Famous names sign open letter as Wales’s first minister urges the college to ‘think again’

RWCMD, Cardiff
RWCMD, Cardiff

Joe Clark

Celebrities and prominent figures across the creative industries have signed an open letter calling on the Royal Welsh College of Music & Drama to reconsider plans to close its junior conservatoire.

Under the current proposals, the College is set to cease its weekly Young RWCMD activity from September, affecting over 300 students and 118 staff across music and drama.

Explaining its decision, a statement from the RWCMD said: ‘Alongside the entire UK High Education Sector, the College is facing significant financial challenges … Our Young Acting and Young Music work needs a considerable subsidy from the College as we receive no direct funding for pre-College education from the Higher Education Funding Council Wales (now Commission for Tertiary Education and Research) or the Welsh Government. Continuing to subsidise Young RWCMD in this way isn’t sustainable given the serious financial pressures on us.’
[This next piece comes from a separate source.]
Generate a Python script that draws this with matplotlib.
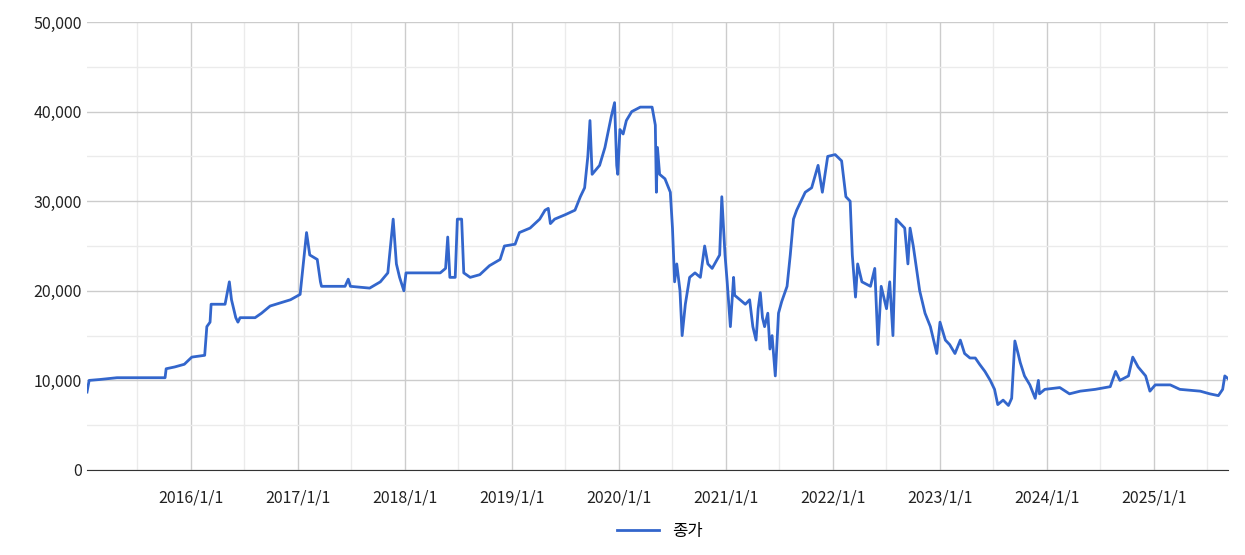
import matplotlib
matplotlib.use("Agg")
import matplotlib.pyplot as plt
import matplotlib.dates as mdates
from matplotlib.ticker import FuncFormatter, MultipleLocator
import pandas as pd

plt.rcParams['font.family'] = ['Noto Sans CJK KR', 'DejaVu Sans']

years = [2015.03,2015.05,2015.15,2015.31,2015.76,2015.77,2015.85,2015.94,2016.01,2016.13,2016.15,2016.18,2016.19,
2016.32,2016.36,2016.38,2016.42,2016.44,2016.46,2016.60,2016.66,2016.74,2016.93,2017.02,2017.05,2017.08,2017.11,
2017.18,2017.21,2017.22,2017.44,2017.47,2017.49,2017.67,2017.77,2017.84,2017.89,2017.92,2017.95,2017.99,2018.01,
2018.33,2018.38,2018.40,2018.42,2018.47,2018.49,2018.53,2018.55,2018.61,2018.70,2018.79,2018.89,2018.93,2019.03,
2019.07,2019.17,2019.26,2019.31,2019.34,2019.36,2019.40,2019.50,2019.59,2019.64,2019.68,2019.71,2019.73,2019.75,
2019.82,2019.87,2019.93,2019.96,2019.98,2019.99,2020.01,2020.04,2020.07,2020.12,2020.20,2020.31,2020.34,2020.35,
2020.36,2020.38,2020.43,2020.48,2020.50,2020.52,2020.54,2020.57,2020.59,2020.62,2020.66,2020.71,2020.76,2020.80,
2020.83,2020.87,2020.94,2020.96,2020.99,2021.01,2021.04,2021.07,2021.08,2021.18,2021.22,2021.25,2021.28,2021.30,
2021.32,2021.34,2021.36,2021.39,2021.41,2021.43,2021.46,2021.49,2021.52,2021.57,2021.60,2021.63,2021.66,2021.74,
2021.80,2021.86,2021.90,2021.95,2022.02,2022.08,2022.12,2022.16,2022.18,2022.21,2022.23,2022.27,2022.35,2022.39,
2022.42,2022.45,2022.50,2022.53,2022.56,2022.59,2022.63,2022.67,2022.70,2022.72,2022.75,2022.81,2022.86,2022.91,
2022.95,2022.97,2023.00,2023.05,2023.09,2023.14,2023.19,2023.23,2023.28,2023.33,2023.37,2023.42,2023.47,2023.51,
2023.54,2023.59,2023.64,2023.67,2023.70,2023.73,2023.75,2023.79,2023.84,2023.89,2023.92,2023.93,2023.98,2024.12,
2024.21,2024.31,2024.45,2024.59,2024.64,2024.68,2024.76,2024.80,2024.85,2024.92,2024.96,2025.01,2025.15,2025.24,
2025.43,2025.52,2025.60,2025.64,2025.66,2025.69]

prices = [8700,10000,10100,10300,10300,11300,11500,11800,12600,12800,16000,16500,18500,
18500,21000,19000,17000,16500,17000,17000,17500,18300,19000,19600,23000,26500,24000,
23500,21000,20500,20500,21300,20500,20300,21000,22000,28000,23000,21500,20000,22000,
22000,22500,26000,21500,21500,28000,28000,22000,21500,21800,22800,23500,25000,25200,
26500,27000,28000,29000,29200,27500,28000,28500,29000,30500,31500,35000,39000,33000,
34000,36000,39500,41000,34000,33000,38000,37500,39000,40000,40500,40500,38500,31000,
36000,33000,32500,31000,27000,21000,23000,20000,15000,18500,21500,22000,21500,25000,
23000,22500,24000,30500,24000,21000,16000,21500,19500,18500,19000,16000,14500,18000,
19800,17000,16000,17500,13500,15000,10500,17500,18800,20500,24000,28000,29000,31000,
31500,34000,31000,35000,35200,34500,30500,30000,24000,19300,23000,21000,20500,22500,
14000,20500,18000,21000,15000,28000,27500,27000,23000,27000,25000,20000,17500,16000,
14000,13000,16500,14500,14000,13000,14500,13000,12500,12500,11800,11000,10000,9000,
7300,7800,7200,8000,14400,13000,12000,10500,9500,8000,10000,8500,9000,9200,
8500,8800,9000,9300,11000,10000,10500,12600,11500,10500,8800,9500,9500,9000,
8800,8500,8300,9000,10500,10200]

tick_years = list(range(2016, 2026))
tick_labels = [f"{y}/1/1" for y in tick_years]

def to_dt(y):
    yr = int(y)
    start = pd.Timestamp(yr, 1, 1)
    end = pd.Timestamp(yr + 1, 1, 1)
    return start + (end - start) * (y - yr)

dates = [to_dt(y) for y in years]

fig = plt.figure(figsize=(12.45, 5.55), dpi=100)
ax = fig.add_axes([87/1245, 1-470/555, (1228-87)/1245, (470-22)/555])
ax.plot(dates, prices, color='#3366cc', lw=2, label='종가')
ax.set_xlim(dates[0], dates[-1])
ax.set_ylim(0, 50000)
ax.yaxis.set_major_locator(MultipleLocator(10000))
ax.yaxis.set_minor_locator(MultipleLocator(5000))
ax.yaxis.set_major_formatter(FuncFormatter(lambda v, p: f"{int(v):,}"))
ax.set_xticks([pd.Timestamp(y, 1, 1) for y in tick_years])
ax.set_xticklabels(tick_labels)
ax.set_xticks([pd.Timestamp(y, 7, 1) for y in range(2015, 2026)], minor=True)
ax.grid(which='major', color='#cccccc', lw=1)
ax.grid(which='minor', color='#ebebeb', lw=1)
ax.set_axisbelow(True)
ax.tick_params(which='both', length=0, labelsize=11.5, colors='#222222')
ax.tick_params(axis='x', pad=14)
for s in ['left', 'right', 'top']:
    ax.spines[s].set_visible(False)
ax.spines['bottom'].set_color('#333333')
fig.legend(loc='lower center', bbox_to_anchor=(0.53, 0.0), frameon=False, fontsize=12, handlelength=2.5)
fig.savefig('out.png', dpi=100)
The open letter, signed by the impressionist Alistair McGowen, conductor Mark Wigglesworth and Channel 4 News presenter Cathy Newman, among others, urges the conservatoire  to ‘continue Young RWCMD for the next year academic year while alternative models and/or funding sources can be found’.

It also asks the College to ‘engage in meaningful collective consultation’ with staff affected as part of this process and with representative bodies, including the Musicians’ Union.

Meanwhile, Vaughan Gething, the First Minister of Wales, called on the RWCMD to ‘think again’ about the proposals and ‘the impact of the choices it could make’.

Responding to a question from Senedd Member Julie Morgan at last week’s First Minister’s Questions, Gething said: ‘We're not in a position to direct them [the RWCMD] on funding  - it's a choice they've made - but the Cabinet Secretary for Education has offered to meet the principal and has asked to do so.

‘I expect the principal to directly engage with the Cabinet Secretary for Education, to have a conversation with us about what it is possible to do, because I want to see our cultural assets protected and taken forwards.’

Naomi Pohl, general secretary of the Musicians’ Union, said the MU is now engaging with the RWCMD ‘after the college took the disappointing and frustrating decision to exclude us from the initial consultation meetings’.

Pohl added: ‘If this closure goes ahead, then RWCMD will be the only conservatoire in Britain without a junior department, with no other equivalent provision in Wales at a time when progress is being made on rebuilding music education through the National Music Service Wales.’

Over 10,000 people have also signed an online petition calling for Young RWCMD to be protected, which means it will now be considered for a debate in the Senedd.